Archimandrite Konstantin (Zaitsev)
Translated by Dormition Skete, 2021

What is our attitude toward the so-called "Soviet Church"? There is no question that is more important in our time, for the answer to it, in essence, is the answer to a different question: how does one relate to Soviet power? And the fate of the universe depends on the answer to this question.

There are three "lies" characteristic of the three "worlds" into which modern mankind is divided in relation to the Soviet Church. This is the one that is inherent in the external, non-Orthodox world.

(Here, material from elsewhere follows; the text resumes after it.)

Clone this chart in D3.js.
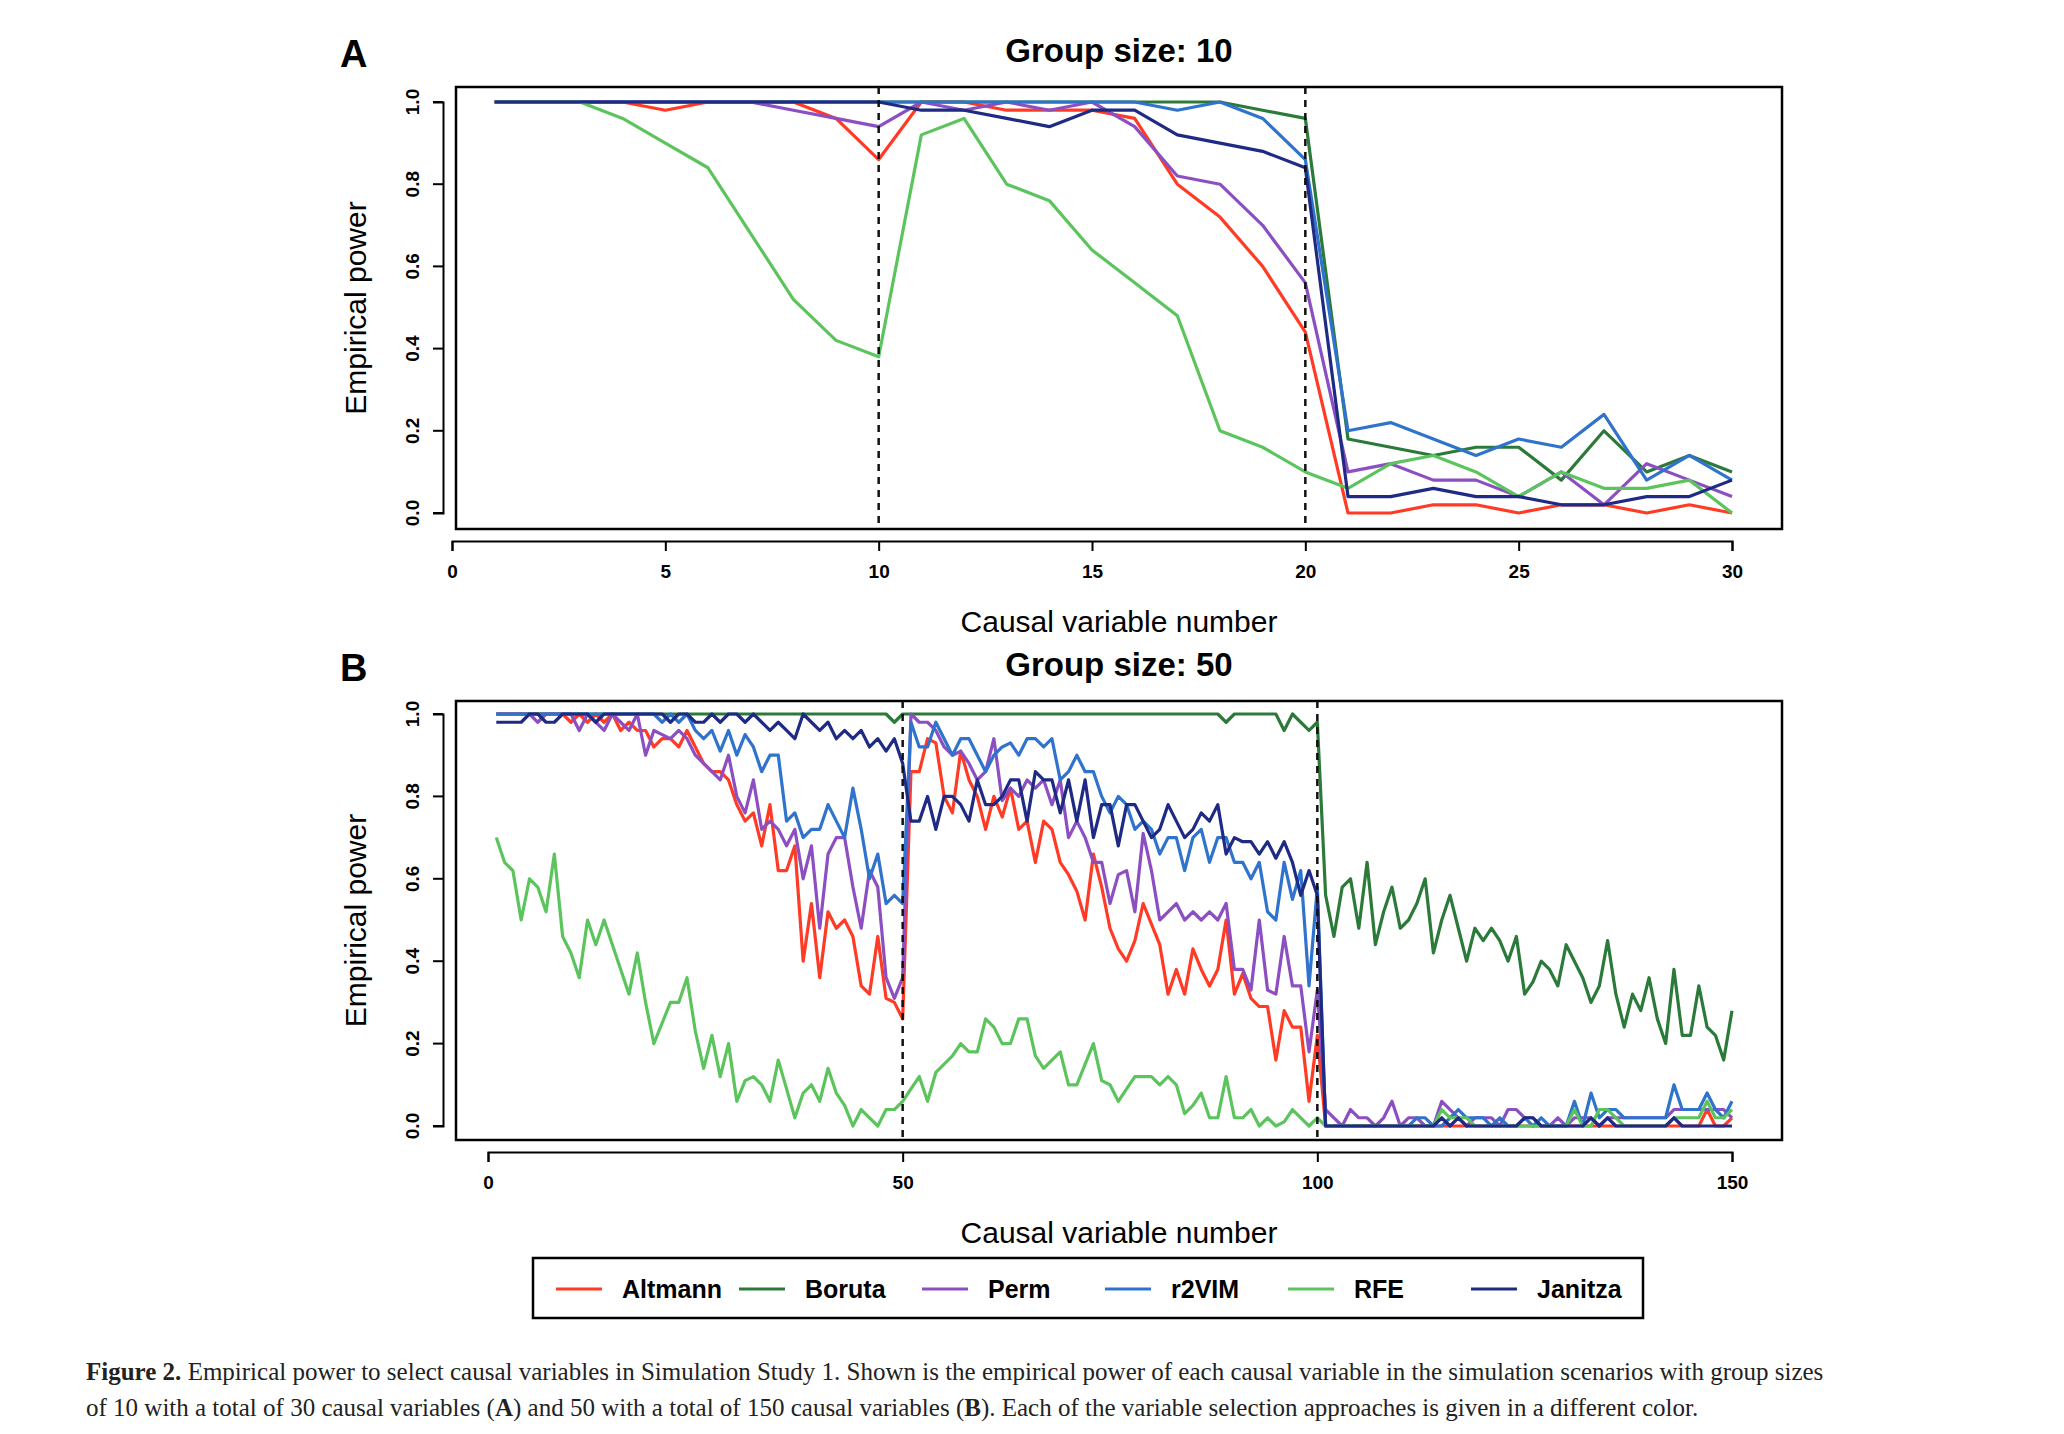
<!DOCTYPE html>
<html><head><meta charset="utf-8">
<script src="https://cdn.jsdelivr.net/npm/d3@7"></script>
<style>body{margin:0;background:#fff}</style></head>
<body><svg id="c" width="2064" height="1434"></svg>
<script>
const methods=["Altmann","Boruta","Perm","r2VIM","RFE","Janitza"];
const colors=["#ff3b26","#2c7a3a","#8c4fc2","#2f73cc","#5cc45c","#1e2a84"];
const xTicksA=[0,5,10,15,20,25,30];
const xTicksB=[0,50,100,150];
const yTicks=[0,0.2,0.4,0.6,0.8,1.0];
// Panel A (group size 10), variables 1..30
const A_Altmann=[1,1,1,1,0.98,1,1,1,0.96,0.86,1,1,0.98,0.98,0.98,0.96,0.80,0.72,0.60,0.44,0,0,0.02,0.02,0,0.02,0.02,0,0.02,0];
const A_Boruta=[1,1,1,1,1,1,1,1,1,1,1,1,1,1,1,1,1,1,0.98,0.96,0.18,0.16,0.14,0.16,0.16,0.08,0.20,0.10,0.14,0.10];
const A_Perm=[1,1,1,1,1,1,1,0.98,0.96,0.94,1,0.98,1,0.98,1,0.94,0.82,0.80,0.70,0.56,0.10,0.12,0.08,0.08,0.04,0.10,0.02,0.12,0.08,0.04];
const A_r2VIM=[1,1,1,1,1,1,1,1,1,1,1,1,1,1,1,1,0.98,1,0.96,0.86,0.20,0.22,0.18,0.14,0.18,0.16,0.24,0.08,0.14,0.08];
const A_RFE=[1,1,1,0.96,0.90,0.84,0.68,0.52,0.42,0.38,0.92,0.96,0.80,0.76,0.64,0.56,0.48,0.20,0.16,0.10,0.06,0.12,0.14,0.10,0.04,0.10,0.06,0.06,0.08,0];
const A_Janitza=[1,1,1,1,1,1,1,1,1,1,0.98,0.98,0.96,0.94,0.98,0.98,0.92,0.90,0.88,0.84,0.04,0.04,0.06,0.04,0.04,0.02,0.02,0.04,0.04,0.08];
// Panel B (group size 50), variables 1..150
const B_Altmann=[1,1,1,1,1,1,1,1,1,0.98,1,0.98,1,0.98,1,0.96,0.98,0.96,0.96,0.92,0.94,0.94,0.92,0.96,0.92,0.88,0.86,0.86,0.84,0.78,0.74,0.76,0.68,0.78,0.62,0.62,0.68,0.40,0.54,0.36,0.52,0.48,0.50,0.46,0.34,0.32,0.46,0.31,0.30,0.26,
0.86,0.86,0.94,0.93,0.80,0.76,0.91,0.84,0.80,0.72,0.80,0.75,0.82,0.72,0.74,0.64,0.74,0.72,0.64,0.61,0.57,0.50,0.66,0.58,0.48,0.43,0.40,0.45,0.54,0.49,0.44,0.32,0.38,0.32,0.43,0.38,0.34,0.38,0.50,0.32,0.37,0.31,0.29,0.29,0.16,0.28,0.24,0.24,0.06,0.22,
0,0,0,0,0,0,0,0,0,0,0,0,0,0,0,0,0,0,0,0,0,0,0,0,0,0,0,0,0,0,0,0,0,0,0,0,0,0,0,0,0,0,0,0,0,0,0.04,0,0,0.02];
const B_Boruta=[1,1,1,1,1,1,1,1,1,1,1,1,1,1,1,1,1,1,1,1,1,1,1,1,1,1,1,1,1,1,1,1,1,1,1,1,1,1,1,1,1,1,1,1,1,1,1,1,0.98,1,
1,1,1,1,1,1,1,1,1,1,1,1,1,1,1,1,1,1,1,1,1,1,1,1,1,1,1,1,1,1,1,1,1,1,1,1,1,1,0.98,1,1,1,1,1,1,0.96,1,0.98,0.96,0.98,
0.56,0.46,0.58,0.60,0.48,0.64,0.44,0.52,0.58,0.48,0.50,0.54,0.60,0.42,0.50,0.56,0.48,0.40,0.48,0.45,0.48,0.45,0.40,0.46,0.32,0.35,0.40,0.38,0.34,0.44,0.40,0.36,0.30,0.34,0.45,0.32,0.24,0.32,0.28,0.36,0.26,0.20,0.38,0.22,0.22,0.34,0.24,0.22,0.16,0.28];
const B_Perm=[1,1,1,1,1,0.98,1,1,1,1,0.96,1,0.98,0.96,1,0.98,0.96,1,0.90,0.96,0.95,0.94,0.96,0.94,0.90,0.88,0.86,0.84,0.90,0.80,0.76,0.84,0.72,0.74,0.72,0.68,0.72,0.60,0.68,0.48,0.66,0.70,0.70,0.58,0.48,0.62,0.58,0.36,0.31,0.36,
1,0.98,0.98,0.96,0.92,0.90,0.91,0.88,0.84,0.86,0.94,0.79,0.82,0.80,0.84,0.82,0.84,0.78,0.84,0.70,0.74,0.70,0.64,0.64,0.54,0.61,0.62,0.52,0.71,0.62,0.50,0.52,0.54,0.50,0.52,0.50,0.52,0.50,0.54,0.38,0.38,0.33,0.50,0.33,0.32,0.46,0.34,0.34,0.18,0.33,
0.04,0.02,0,0.04,0.02,0.02,0,0.02,0.06,0,0.02,0.02,0,0,0.06,0.04,0.02,0,0.02,0.02,0.02,0,0.04,0.04,0.02,0.02,0,0,0.02,0,0.02,0.02,0.02,0,0.02,0.02,0.02,0.02,0.02,0.02,0.02,0.02,0.04,0.04,0.04,0.04,0.04,0.04,0.04,0.02];
const B_r2VIM=[1,1,1,1,1,1,1,1,1,1,1,1,1,1,1,1,1,1,1,1,0.98,1,0.98,1,0.96,0.94,0.96,0.91,0.96,0.90,0.95,0.92,0.86,0.90,0.90,0.74,0.76,0.70,0.72,0.72,0.78,0.74,0.70,0.82,0.72,0.60,0.66,0.54,0.56,0.54,
0.98,0.92,0.92,0.98,0.94,0.90,0.94,0.94,0.90,0.86,0.90,0.92,0.93,0.90,0.94,0.94,0.92,0.94,0.84,0.86,0.90,0.86,0.86,0.80,0.76,0.80,0.78,0.72,0.74,0.72,0.66,0.70,0.70,0.62,0.70,0.72,0.64,0.70,0.70,0.64,0.64,0.60,0.64,0.52,0.50,0.64,0.55,0.62,0.34,0.58,
0,0,0,0,0,0,0,0,0,0,0,0.02,0.02,0,0,0.02,0.04,0.02,0.02,0.02,0,0.02,0,0,0.02,0,0.02,0,0,0,0.06,0,0.08,0.02,0.04,0.04,0.02,0.02,0.02,0.02,0.02,0.02,0.10,0.04,0.04,0.04,0.08,0.04,0.02,0.06];
const B_RFE=[0.70,0.64,0.62,0.50,0.60,0.58,0.52,0.66,0.46,0.42,0.36,0.50,0.44,0.50,0.44,0.38,0.32,0.42,0.30,0.20,0.25,0.30,0.30,0.36,0.23,0.14,0.22,0.12,0.20,0.06,0.11,0.12,0.10,0.06,0.16,0.09,0.02,0.08,0.10,0.06,0.14,0.08,0.05,0,0.04,0.02,0,0.04,0.04,0.06,
0.09,0.12,0.06,0.13,0.15,0.17,0.20,0.18,0.18,0.26,0.24,0.20,0.20,0.26,0.26,0.17,0.14,0.16,0.18,0.10,0.10,0.15,0.20,0.11,0.10,0.06,0.09,0.12,0.12,0.12,0.10,0.12,0.10,0.03,0.05,0.08,0.02,0.02,0.12,0.02,0.02,0.04,0,0.02,0,0.01,0.04,0.02,0,0.02,
0,0,0,0,0,0,0,0,0,0,0,0,0,0,0.04,0.02,0.02,0.02,0,0,0,0,0,0,0,0,0,0,0,0,0.04,0,0,0.04,0.04,0.02,0,0,0,0,0,0,0.02,0.02,0.02,0.02,0.06,0.02,0.02,0.04];
const B_Janitza=[0.98,0.98,0.98,0.98,1,1,0.98,0.98,1,1,1,1,0.98,1,1,1,1,1,1,1,1,0.98,1,1,0.98,0.98,1,0.98,1,1,0.98,1,0.98,0.96,0.98,0.96,0.94,1,0.98,0.96,0.98,0.94,0.96,0.94,0.96,0.92,0.94,0.91,0.94,0.88,
0.74,0.74,0.80,0.72,0.80,0.80,0.78,0.74,0.84,0.78,0.78,0.80,0.84,0.84,0.74,0.86,0.84,0.84,0.76,0.84,0.74,0.84,0.70,0.78,0.78,0.68,0.78,0.78,0.74,0.70,0.72,0.78,0.74,0.70,0.72,0.76,0.74,0.78,0.66,0.70,0.69,0.69,0.66,0.69,0.65,0.69,0.64,0.56,0.62,0.56,
0,0,0,0,0,0,0,0,0,0,0,0,0,0,0.02,0,0.02,0,0,0,0,0,0,0,0.02,0.02,0,0,0,0,0,0,0.02,0,0.02,0,0,0,0,0,0,0,0.02,0,0,0,0,0,0,0];
const seriesA=[A_Altmann,A_Boruta,A_Perm,A_r2VIM,A_RFE,A_Janitza];
const seriesB=[B_Altmann,B_Boruta,B_Perm,B_r2VIM,B_RFE,B_Janitza];
const svg=d3.select("#c");
const F="'Liberation Sans',Arial,sans-serif";

function panel(o){
  const x=d3.scaleLinear().domain(o.xdom).range([o.x0,o.x1]);
  const y=d3.scaleLinear().domain([0,1]).range([o.y0,o.y1]);
  const g=svg.append("g");
  g.append("rect").attr("x",o.bx0).attr("y",o.by0).attr("width",o.bx1-o.bx0).attr("height",o.by1-o.by0).attr("fill","none").attr("stroke","#000").attr("stroke-width",2.5);
  const line=d3.line().x((d,i)=>x(i+1)).y(d=>y(d));
  o.series.forEach((s,k)=>g.append("path").datum(s).attr("d",line).attr("fill","none").attr("stroke",colors[k]).attr("stroke-width",3.2).attr("stroke-linejoin","round"));
  o.vlines.forEach(v=>g.append("line").attr("x1",x(v)).attr("x2",x(v)).attr("y1",o.by0).attr("y2",o.by1).attr("stroke","#111").attr("stroke-width",2.5).attr("stroke-dasharray","7,6"));
  const xa=g.append("g").attr("transform",`translate(0,${o.by1+12})`).call(d3.axisBottom(x).tickValues(o.xticks).tickSize(10).tickPadding(14).tickFormat(d3.format("d")));
  xa.selectAll("path,line").attr("stroke","#000").attr("stroke-width",2);
  xa.selectAll("text").attr("font-family",F).attr("font-weight","bold").attr("font-size",19);
  const ya=g.append("g").attr("transform",`translate(${o.bx0-13},0)`).call(d3.axisLeft(y).tickValues(yTicks).tickSize(10).tickPadding(10).tickFormat(d3.format(".1f")));
  ya.selectAll("path,line").attr("stroke","#000").attr("stroke-width",2);
  ya.selectAll("text").attr("font-family",F).attr("font-weight","bold").attr("font-size",19)
    .attr("text-anchor","middle").attr("dy","0").attr("transform",function(d){return `translate(-24,${y(d)}) rotate(-90)`;}).attr("x",0).attr("y",0);
  ya.selectAll(".tick").attr("transform",null);
  ya.selectAll(".tick line").attr("y1",d=>y(d)).attr("y2",d=>y(d));
  g.append("text").attr("x",(o.bx0+o.bx1)/2).attr("y",o.by0-25).attr("text-anchor","middle").attr("font-family",F).attr("font-weight","bold").attr("font-size",33).text(o.title);
  g.append("text").attr("x",340).attr("y",o.by0-20).attr("font-family",F).attr("font-weight","bold").attr("font-size",38).text(o.letter);
  g.append("text").attr("x",(o.bx0+o.bx1)/2).attr("y",o.by1+103).attr("text-anchor","middle").attr("font-family",F).attr("font-size",30).text("Causal variable number");
  g.append("text").attr("transform",`translate(366,${(o.by0+o.by1)/2}) rotate(-90)`).attr("text-anchor","middle").attr("font-family",F).attr("font-size",30).text("Empirical power");
}
panel({xdom:[0,30],x0:452,x1:1732,y0:513,y1:102,bx0:456,bx1:1782,by0:87,by1:529,series:seriesA,vlines:[10,20],xticks:xTicksA,title:"Group size: 10",letter:"A"});
panel({xdom:[0,150],x0:488,x1:1732,y0:1126,y1:714,bx0:456,bx1:1782,by0:701,by1:1140,series:seriesB,vlines:[50,100],xticks:xTicksB,title:"Group size: 50",letter:"B"});

// legend
const lg=svg.append("g");
lg.append("rect").attr("x",533).attr("y",1258).attr("width",1110).attr("height",60).attr("fill","none").attr("stroke","#000").attr("stroke-width",2.5);
const lx=d3.scalePoint().domain(methods).range([556,1471]);
methods.forEach((m,i)=>{
  lg.append("line").attr("x1",lx(m)).attr("x2",lx(m)+46).attr("y1",1289).attr("y2",1289).attr("stroke",colors[i]).attr("stroke-width",3.2);
  lg.append("text").attr("x",lx(m)+66).attr("y",1298).attr("font-family",F).attr("font-weight","bold").attr("font-size",25).text(m);
});
// caption
const cap=svg.append("text").attr("font-family","'Liberation Serif','DejaVu Serif',serif").attr("font-size",25).attr("fill","#222");
const l1=cap.append("tspan").attr("x",86).attr("y",1380);
l1.append("tspan").attr("font-weight","bold").text("Figure 2. ");
l1.append("tspan").text("Empirical power to select causal variables in Simulation Study 1. Shown is the empirical power of each causal variable in the simulation scenarios with group sizes");
const l2=cap.append("tspan").attr("x",86).attr("y",1416);
l2.append("tspan").text("of 10 with a total of 30 causal variables (");
l2.append("tspan").attr("font-weight","bold").text("A");
l2.append("tspan").text(") and 50 with a total of 150 causal variables (");
l2.append("tspan").attr("font-weight","bold").text("B");
l2.append("tspan").text("). Each of the variable selection approaches is given in a different color.");
</script></body></html>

The focus of world public attention is the question of the "Soviet Church." It is infinitely difficult for a Western person to form a correct, sober judgment about her, not complicated by an admixture of lies that devalue even successes in discerning the truth. These successes should be applauded. Thus, we note with satisfaction a detailed article signed by B.K. Hillebrandt in the influential Austrian newspaper Salzburger Nachrichten, which gives a truthful review of the Church in the USSR. The use of tactics explains the "new course" so emphasized by Stalin's heirs on the eve of the Berlin conference. And already at the end of March of this year (1954), the Congress of the Komsomol complained about the softening of anti-religious propaganda! There is no doubt that the position of the Church has become easier in comparison with the time before the last war, but communism remained communism, and for it religion is still opium, poisoning the minds of the people. Nothing in this sense has changed in the USSR.... Missionary work of the Church remains prohibited. Teaching the Law of God in schools is excluded. In the so-called seminaries, only candidates recommended by the party are allowed to study, and the number of graduates should not exceed two hundred. Freedom of the Church in the USSR is out of the question.

Why does the Soviet government wear soft gloves in relation to the Church? The first reason is that during a quarter of a century of merciless struggle with the Church, it was not possible to uproot the Faith and destroy the Church. The fear arose that in its illegal forms the Church would turn into a greater force. So they made a party instrument out of the Church, finding an advantage in this. First, faith is associated with national sentiment, which must be fueled in the interests of the party. The Church preaches Soviet patriotism. She also preaches Pan-Slavism, which is beneficial to the party and also serves Soviet imperialism, clothed in pacifist clothes. This is how the Church in the USSR turned into a decoration of communism. Led by the patriarch, she serves Soviet propaganda, forced to deny her persecution and praise her persecutors. As an award she received the “converting” of Uniate churches in satellite countries, which was praised even by some anti-communist Russian nationalists. The salary given to Orthodox bishops in the Soviet Union is very large, and the metropolitans allow themselves to be used in every possible way in order to establish contacts with foreign Protestantism, especially with the Anglican Church, as well as to influence, in a direction desirable for the Soviets, Orthodox Christians abroad. Right there the Soviet government dissects Christianity itself so that it could serve its purposes. As an example, the newspaper cites an excerpt of a communist image of Christ: “Two thousand years ago, Jesus Christ was born the son of simple parents. His mother was, according to the Bible, a landless peasant woman, oppressed and disenfranchised by large landowners. All his life Christ waged a fierce struggle against large property owners, feudal lords, bourgeoisie and exploiters. Among the twelve people devoted to him, there was a man named Judas, who betrayed him to a clique of reactionaries for money, just as modern Judas in the service of the imperialists betray God and the Motherland to the imperialists."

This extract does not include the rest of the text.